In Malaysia, youth engagement in self-employment or entrepreneurship, not as high as one would expect. Prominent governmental actors such as the Ministry of Youth and Sports, Malaysia, National Youths and Sports Department, MARA (Majlis Amanah Rakyat), SEDC (State’s Economy Development Corporation) organise various programmes, training, research and other activities pertaining to youth development which the objective of youth development programmes are to produce a youth population that is capable in the areas of skills, entrepreneurship and leadership.

Youth participation is a critical driver of the nation’s growth as a key source of capable talent to support the human capital needs of the economy. The youth population comprises those in the 15- 40 age group, which has grown from 11.1 million in 2005 to 11.9 million in 2009 making up 41.5% of the population. In 2009, the number of youth employed stood at 7.1 million (Tenth Malaysia Plan, 2010).

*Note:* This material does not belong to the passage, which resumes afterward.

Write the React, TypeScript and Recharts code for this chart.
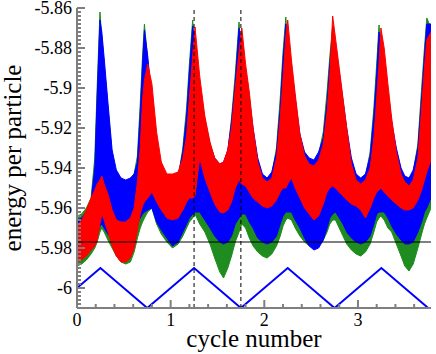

The government also organises entrepreneurship programme in schools, public universities and through various public youth organisations aim to cultivate entrepreneurship potentials among the young people (Ninth Malaysia Plan, 2006).

These initiatives are strengthen in the Tenth Malaysia Plan. To spur the number of business start-ups and encourage a culture of entrepreneurship in Malaysia, the Government will strengthen the SME-University Internship Programme.

Under this programme, university students with specific skills assigned to a business for two to three months to gain work experience and to update knowledge of business practices.

The Government will also promote entrepreneurship to young Malaysians by sponsoring business plan competitions at schools and universities, introducing business-related curricula, and funding public campaigns that showcase successful Malaysian entrepreneurs.

The target is to see 2,000 new businesses launched by students and graduates by the end of the Plan period.